The ratio of the vapour pressure of a solution (containing a non-volatile solute)
to the vapour pressure of the pure solvent is:

1. Equal to the mole fraction of the solvent

2. Proportional to the mole fraction of the solute

3. Equal to the mole fraction of the solute

4. None of the above

If the mole fraction of component A in the vapor phase is X1 and in the liquid phase is X2, what is the total vapor pressure of the liquid mixture?
( P_A⁰  = vapour pressure of pure A;  P_B⁰ = vapour pressure of pure B),

1. $\frac{{\mathrm{P}}_{\mathrm{A}}^0{\mathrm{X}}_2}{{\mathrm{X}}_1}$

2. $\frac{{\mathrm{P}}_{\mathrm{A}}^0{\mathrm{X}}_1}{{\mathrm{X}}_2}$

3. $\frac{{\mathrm{P}}_{\mathrm{B}}^0{\mathrm{X}}_1}{{\mathrm{X}}_2}$

4. $\frac{{\mathrm{P}}_{\mathrm{B}}^0{\mathrm{X}}_2}{{\mathrm{X}}_1}$

The vapour pressure of pure water at 298K is 23.76mm. The vapour pressure of a solution of sucrose(C₁₂H₂₂O₁₁) in 5.56 moles of water is 23.392mm Hg. The mass of sucrose in the solution is

1. 15 g

2. 45 g

3. 30 g

4. 37.5 g

The vapour pressure of a pure liquid solvent A is 0.80 atm. When a non-volatile substance B is added to the solvent, its vapour pressure drops to 0.60 atm.
Mole fraction of the component B in the solution is:

The vapour pressure of water depends upon:

(1) surface area of container

(2) volume of container

(3) Temperature

(4) All of these

The mole(s) of K₂SO₄ to be dissolved in 12 moles of water to lower its vapor pressure by 10 mm of Hg at a temperature at which vapor pressure of pure water is 50 mm of Hg is :

The relative lowering of vapour caused by dissolving 71.3 g of a substance in 1000 g of water is 7.13 x 10^-3. The molecular mass of the substance is-

1. 180 g mol^-1

2. 18 g mol^-1

3. 1.8 g mol^-1

4. 360 g mol^-1

Total vapour pressure of a mixture of 1 mol A (p_A°  = 150 torr) and 2 mol B (${\mathrm{p}}_{\mathrm{B}}^{°}$ = 240 torr) is 200 torr.
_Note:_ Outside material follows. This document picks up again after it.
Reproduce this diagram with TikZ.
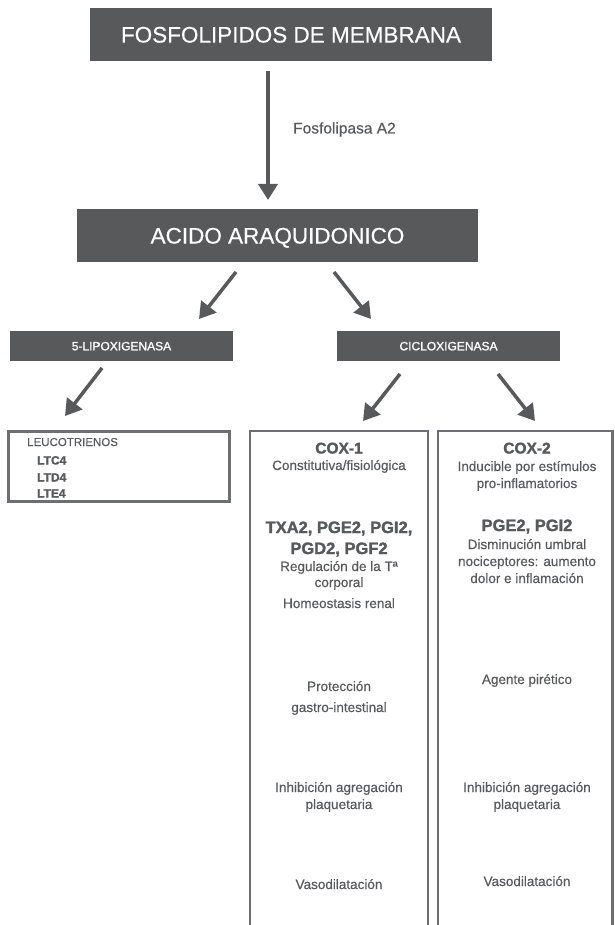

In this case:-

1. There is a positive deviation from Raoult's law
2. There is a negative deviation from Raoult's law
3. There is no deviation from Raoult's law
4. None of these 

P₁ and P₂ are vapour pressure of solvent and solution at temperature T. The solution is prepared by dissolving non-volatile solute in the same solvent. P₁ =760 torr, P₂ =684 mm Hg, Mole fraction of solvent in the solution will be:-

1. 0.1

2. 0.2

3. 0.9

4. Can't be predicted